November 5, 2024

MIT biotechnology student gets DOOM running on human E. coli gut bacteria

Black Doom #BlackDoom

DOOM can run on virtually anything… we’ve seen it on fridges, MacBook Touch Bars, and even pregnancy tests… and now DOOM is running on human E. Coli gut bacteria, and we’re not kidding. Check it out:

MIT biotechnology PhD student researcher Lauren “Ren” Ramlan concepted a very interesting 32 x 48 resolution, 1-bit display made up using E. coli cells, with each cell effectively acting as an individual pixel by lighting them up using a fluorescent protein.

DOOM isn’t really “running” here because you’re not getting 30FPS, let alone 60FPS or anything higher, as the cells are extremely limited in their ability. Still, it did successfully run on the walls of cells as a display for DOOM, rendering gameplay using the illuminated E. coli.

Ram got DOOM to display a single frame of simplified black-and-white gameplay at a resolution of just 32 x 48, a far cry from the 320 x 240 resolution that I played DOOM on when it first launched in the ’90s. The cells would take 70 minutes to illuminate and 8 hours and 20 minutes to return to their starting state once they no longer needed to be illuminated to display DOOM.

This means you’re looking at over 8 hours to display 1FPS (which is a frame per second), so 1 frame per 8+ hours means you’ll get 3 frames in 24 hours. In order to display 30FPS, which is what you would’ve been running DOOM at on a decent PC back in the 90s, you’d need 10 entire days to achieve 30 frames displayed. Nice, real nice… this brings new meaning to the word “potato” when referring to consoles versus superior PC hardware.

VIEW GALLERY – 2 IMAGES

Ram also did the math on how long it would take to complete DOOM, where the average playthrough of the game takes around 5 hours, and the original game running at its capped maximum of 36FPS, the cell display would take around 599 years to play DOOM from start to finish. Five hundred and ninety-nine years.

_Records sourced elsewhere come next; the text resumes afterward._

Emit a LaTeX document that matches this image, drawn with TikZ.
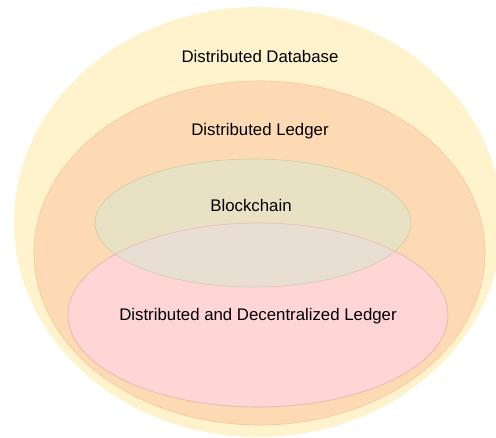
\documentclass[tikz,border=0pt]{standalone}
\usepackage{fontspec}
\setmainfont{Liberation Sans}
\usepackage{tikz}
\usetikzlibrary{positioning,shapes.geometric}

\definecolor{dbfill}{HTML}{FEF3CD}
\definecolor{ledgerfill}{HTML}{FDDAB3}
\definecolor{ledgerline}{HTML}{F2C89C}
\definecolor{chainfill}{HTML}{D5E8D4}
\definecolor{chainline}{HTML}{82B366}
\definecolor{ddlfill}{HTML}{FFD5D6}
\definecolor{ddlline}{HTML}{F0B4B0}

\begin{document}
\begin{tikzpicture}[x=1pt, y=-1pt, font=\fontsize{16.8}{20}\selectfont,
    set/.style={ellipse, inner sep=0pt, line width=0.6pt}]
    \useasboundingbox (0,0) rectangle (496,438);

    \node[set, minimum width=488pt, minimum height=430pt, fill=dbfill] (db) at (258,222) {};
    \node[set, minimum width=451pt, minimum height=344pt, fill=ledgerfill, draw=ledgerline] (ledger) at (259.5,253) {};
    \node[set, minimum width=380pt, minimum height=184pt, fill=ddlfill, draw=ddlline] (ddl) at (258,315) {};
    \node[set, minimum width=316pt, minimum height=128pt, fill=chainfill, fill opacity=0.5, draw=chainline, draw opacity=0.35] (chain) at (253,223) {};
    \node[set, minimum width=380pt, minimum height=184pt, draw=ddlline, draw opacity=0.6] (ddledge) at (258,315) {};

    \node (dbtext) at (260,56) {Distributed Database};
    \node (ledgertext) at (260,131) {Distributed Ledger};
    \node (chaintext) at (251,205) {Blockchain};
    \node (ddltext) at (258,316) {Distributed and Decentralized Ledger};
\end{tikzpicture}
\end{document}
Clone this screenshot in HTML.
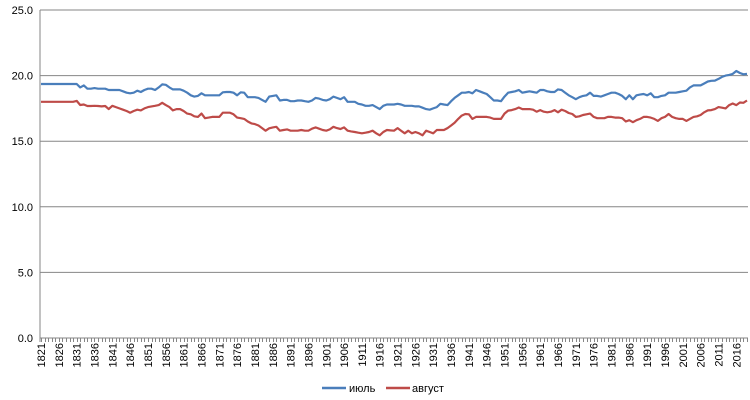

Right, better get to it… prepare your gut bacteria, and you can finish DOOM in 599 years; in the meantime, you’ll need some life extension technology. I guess the reason you could write down on the paperwork would be, “I need to live forever because I need to finish DOOM running on my gut bacteria, and that’s going to take 599 years.” it would work, hopefully.